The Anniston City Council on Tuesday authorized new regulations to ease distance restrictions and promote requirements for apiaries — beekeeping facilities — established within the city.
“We’re moving toward sustainability, and we are going to show that we’re a progressive city,” Councilwoman Millie Harris said before the council’s unanimous vote.
The city’s previous regulations prohibited keeping bees within 300 feet — the length of a football field — of any residence or structure but provided no guidelines for beekeeping practices.
The new ordinance removes the minimum distance requirement and replaces it with a requirement that any bee colony within 25 feet of a property line be screened with a flyway barrier — either a solid wall or dense vegetation — at least 10 feet high and extending 10 feet from the colony in either direction parallel to the property line. Beekeepers are also required to provide a convenient source of water for the bees to discourage them from seeking it in nearby swimming pools, bird baths or sources near humans and pets.
Harris, who brought the proposal to the council, said the new ordinance was modeled after the beekeeping ordinance of Milwaukee, Wis., which is considered one of the best in the country.
The issue was first brought to Harris’ attention by Sarah Cavender, an Anniston resident who wanted to branch out from her interest in organic gardening to beekeeping. But when she researched the city code, she realized she couldn’t do so legally.
She said there are a number of benefits to promoting local beekeeping, including a boost to pollination, sustaining shrinking bee populations and the availability of local honey.
“I thought it should be encouraged,” she said, “not discouraged.”
In other business, the council:
• Appointed Matthew Wright of Ward 1 to the Parks, Recreation and Beautification Board.
• Appointed Jim McClellan of Ward 4 to the McClellan Development Authority.

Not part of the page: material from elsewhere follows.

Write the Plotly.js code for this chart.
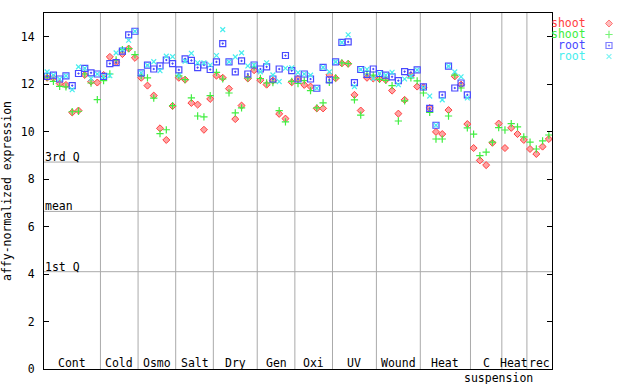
<!DOCTYPE html>
<html>
<head>
<meta charset="utf-8">
<script src="https://cdn.plot.ly/plotly-3.0.1.min.js"></script>
<style>html,body{margin:0;padding:0;background:#fff;}#chart{width:640px;height:384px;}</style>
</head>
<body>
<div id="chart"></div>
<script>
// ---- data ----
const groups = ["Cont","Cold","Osmo","Salt","Dry","Gen","Oxi","UV","Wound","Heat","C<br>suspension","Heat","rec"];
const groupSizes = [9,6,6,6,7,6,6,7,7,8,5,4,4];

const seriesNames = ["shoot","shoot","root","root"];

const shootRed = [
  12.27,12.27,12.03,11.97,10.81,10.89,12.39,12.11,12.07,
  12.39,13.15,12.93,13.27,13.50,13.11,
  12.27,11.94,11.52,10.14,9.65,11.08,
  12.27,12.19,11.21,11.14,10.08,11.38,
  12.36,12.27,11.81,10.53,11.10,12.24,12.59,
  12.17,11.98,12.15,10.75,10.55,12.08,
  12.22,11.97,11.90,10.98,10.98,12.39,
  12.25,12.88,12.86,11.55,10.89,12.27,12.24,
  12.22,12.18,11.73,10.76,11.34,12.38,11.90,
  11.87,11.00,9.99,9.90,10.91,12.33,11.98,10.32,
  9.31,8.79,8.59,9.53,10.34,
  9.31,10.16,9.90,9.65,
  9.27,9.06,9.37,9.69
];
const shootGreen = [
  12.30,12.12,11.91,11.89,10.84,10.86,12.43,12.05,11.35,
  12.15,12.43,13.02,13.46,13.50,13.25,
  12.36,12.27,11.41,9.92,10.08,11.10,
  12.35,12.19,11.42,10.66,10.62,11.52,
  12.50,12.22,11.63,10.79,11.00,12.27,12.73,
  12.24,12.05,12.07,10.89,10.41,12.12,
  12.03,12.15,11.73,11.00,11.21,12.08,
  12.27,12.90,12.87,11.34,10.70,12.43,12.38,
  12.20,12.16,11.94,10.45,11.30,12.27,12.14,
  11.63,10.81,9.69,9.69,10.66,12.38,11.84,10.16,
  9.90,8.99,9.14,9.56,10.17,
  10.07,10.34,10.20,9.78,
  9.56,9.27,9.61,9.86
];
const rootBlue = [
  12.33,12.38,12.22,12.35,11.94,12.45,12.67,12.48,12.43,
  12.33,12.87,12.91,13.39,14.08,14.23,
  12.48,12.80,12.64,12.77,13.02,12.87,
  12.60,13.07,13.00,12.70,12.81,12.62,
  12.94,13.71,12.94,12.52,12.98,12.43,12.81,
  12.64,12.73,12.22,12.64,13.21,12.57,
  12.22,12.43,12.22,11.83,12.71,12.18,
  12.94,13.76,13.78,12.07,12.62,12.41,12.64,
  12.45,12.38,12.31,12.15,12.53,12.49,12.60,
  11.89,10.98,10.27,11.55,12.76,11.84,12.05,11.55,
  null,null,null,null,null,
  null,null,null,null,
  null,null,null,null
];
const rootCyan = [
  12.52,12.38,12.22,12.35,11.77,12.73,12.67,12.24,12.43,
  12.33,12.36,13.32,13.45,13.85,14.23,
  12.48,12.80,12.95,12.57,13.18,13.16,
  12.36,12.97,13.30,12.90,12.90,12.81,
  13.21,14.30,12.94,13.15,13.32,12.77,12.81,
  12.52,12.90,12.39,12.11,12.67,12.69,
  12.49,12.43,12.38,11.83,12.71,12.52,
  12.94,13.76,14.08,11.90,12.62,12.63,12.24,
  12.45,12.38,12.50,11.98,12.22,12.33,12.60,
  11.85,11.50,10.27,11.34,12.76,12.52,12.31,11.42,
  null,null,null,null,null,
  null,null,null,null,
  null,null,null,null
];

const statValues = [8.72, 6.64, 4.10];
const statLabels = ["3rd Q", "mean", "1st Q"];

// ---- build ----
const FONT = "DejaVu Sans Mono, Liberation Mono, monospace";
const nTotal = groupSizes.reduce((a,b)=>a+b,0);
const xs = [];
for (let i = 0; i < nTotal; i++) xs.push(i + 0.5);

const styles = [
  {symbol:"diamond", size:5.4, color:"#ffa3a3", line:{color:"#ff4040", width:1}, text:"#ff4040"},
  {symbol:"cross-thin-open", size:5.2, color:"#40ee40", line:{color:"#40ee40", width:1.2}, text:"#40ee40"},
  {symbol:"square-open-dot", size:6, color:"#4848ff", line:{color:"#4848ff", width:1.2}, text:"#4848ff"},
  {symbol:"x-thin-open", size:4.8, color:"#48eeee", line:{color:"#48eeee", width:1.2}, text:"#48eeee"}
];
const seriesData = [shootRed, shootGreen, rootBlue, rootCyan];

const traces = seriesData.map((ys, k) => ({
  type:"scatter", mode:"markers", x: xs, y: ys, name: seriesNames[k],
  xaxis:"x", yaxis:"y", showlegend:false, hoverinfo:"skip",
  marker:{symbol: styles[k].symbol, size: styles[k].size, color: styles[k].color, line: styles[k].line}
}));

// legend keys drawn on a small auxiliary axis
traces.push({
  type:"scatter", mode:"markers", xaxis:"x2", yaxis:"y2", showlegend:false, hoverinfo:"skip",
  x: seriesNames.map(() => 0.5), y: seriesNames.map((_, i) => i),
  marker:{
    symbol: styles.map(s => s.symbol), size: styles.map(s => s.size),
    color: styles.map(s => s.color),
    line:{color: styles.map(s => s.line.color), width: styles.map(s => s.line.width)}
  }
});

const W = 640, H = 384, mL = 44, mR = 10, mT = 13, mB = 15;
const plotW = W - mL - mR, plotH = H - mT - mB;
const mainRightPx = 552;
const domRight = (mainRightPx - mL) / plotW;

const shapes = [];
const annotations = [];
let cum = 0;
groupSizes.forEach((n, g) => {
  const start = cum; cum += n;
  if (g > 0) shapes.push({type:"line", xref:"x", yref:"paper", x0:start, x1:start, y0:0, y1:1,
    line:{color:"#aaaaaa", width:1}, layer:"below"});
  const parts = groups[g].split("<br>");
  annotations.push({xref:"x", yref:"paper", x:(start+cum)/2, y:0, xanchor:"center", yanchor:"bottom",
    yshift:-2, borderpad:0, text: parts[0], showarrow:false, font:{family:FONT, size:11.5, color:"#000"}});
  if (parts.length > 1) annotations.push({xref:"x", yref:"paper", x:(start+cum)/2, y:0, xanchor:"center",
    yanchor:"top", yshift:-1, xshift:12, borderpad:0, text: parts.slice(1).join("<br>"), showarrow:false,
    font:{family:FONT, size:11.5, color:"#000"}});
});
statValues.forEach((v, i) => {
  shapes.push({type:"line", xref:"x", yref:"y", x0:0, x1:nTotal, y0:v, y1:v,
    line:{color:"#aaaaaa", width:1}, layer:"below"});
  annotations.push({xref:"x", yref:"y", x:0, y:v, xanchor:"left", yanchor:"bottom", yshift:-3, borderpad:0,
    text: statLabels[i], showarrow:false, font:{family:FONT, size:11.5, color:"#000"}});
});
seriesNames.forEach((nm, i) => {
  annotations.push({xref:"paper", yref:"y2", x:(587 - mL)/plotW, y:i, xanchor:"right", yanchor:"middle",
    borderpad:0, text:nm, showarrow:false, font:{family:FONT, size:11.5, color: styles[i].text}});
});

const layout = {
  width:W, height:H, margin:{l:mL, r:mR, t:mT, b:mB, pad:0},
  paper_bgcolor:"#fff", plot_bgcolor:"#fff", showlegend:false,
  font:{family:FONT, size:11.5, color:"#000"},
  xaxis:{domain:[0, domRight], range:[0, nTotal], showgrid:false, zeroline:false,
    showticklabels:false, ticks:"", showline:true, linecolor:"#000", linewidth:1, mirror:true, fixedrange:true},
  yaxis:{range:[0, 15], dtick:2, tick0:0, showgrid:false, zeroline:false, ticks:"inside", ticklen:5,
    tickcolor:"#000", showline:true, linecolor:"#000", linewidth:1, mirror:"ticks",
    ticklabelstandoff:6,
    tickfont:{family:FONT, size:11.5, color:"#000"},
    title:{text:"affy-normalized expression", standoff:8, font:{family:FONT, size:11.5, color:"#000"}},
    fixedrange:true},
  xaxis2:{domain:[(600-mL)/plotW, (618-mL)/plotW], anchor:"y2", range:[0,1], visible:false, fixedrange:true},
  yaxis2:{domain:[(369-62)/plotH, (369-18)/plotH], anchor:"x2", range:[3.5,-0.5], visible:false, fixedrange:true},
  shapes: shapes, annotations: annotations
};

Plotly.newPlot("chart", traces, layout, {displayModeBar:false, staticPlot:true});
</script>
</body>
</html>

• Approved a resolution supporting the city’s Education and Economic Development Partnership strategic planning initiative with the Anniston Board of Education. According to the resolution, the two bodies will “begin a dialogue that addresses a relocation of the Anniston Middle School to enhance both the value of education and city development opportunities.”
• Approved a resolution opposing proposed state legislation that would prevent municipalities from imposing a business license tax on the rental of residential real estate on a per unit basis. Harris abstained because the matter affects her personally, she said. Reddick also abstained, saying he did not know enough about the proposed legislation to vote on the resolution Tuesday.
• Authorized City Manager Don Hoyt to enter into an agreement with Kimberly Richardson Consulting to administer the city’s Community Development Block Grant and the Anniston/Calhoun County HOME programs.
• Declared property at 2006 McCoy Ave., formerly the site of a Parks and Recreation building, surplus and authorized it sale.
• Declared overgrown lot conditions at 905 Hillyer High Road a public nuisance.
• Approved a Lounge Retail Liquor-Class I Liquor application for Lil Dixies Cue & Grill.
• Approved the closing of the streets around the perimeter of Zinn Park on April 27 from 8 a.m. until midnight for a ministry program at the park.
• Approved the addition of a “Standards of Conduct Regarding Federal and State Grants” policy to the city’s Policy and Procedures Manual.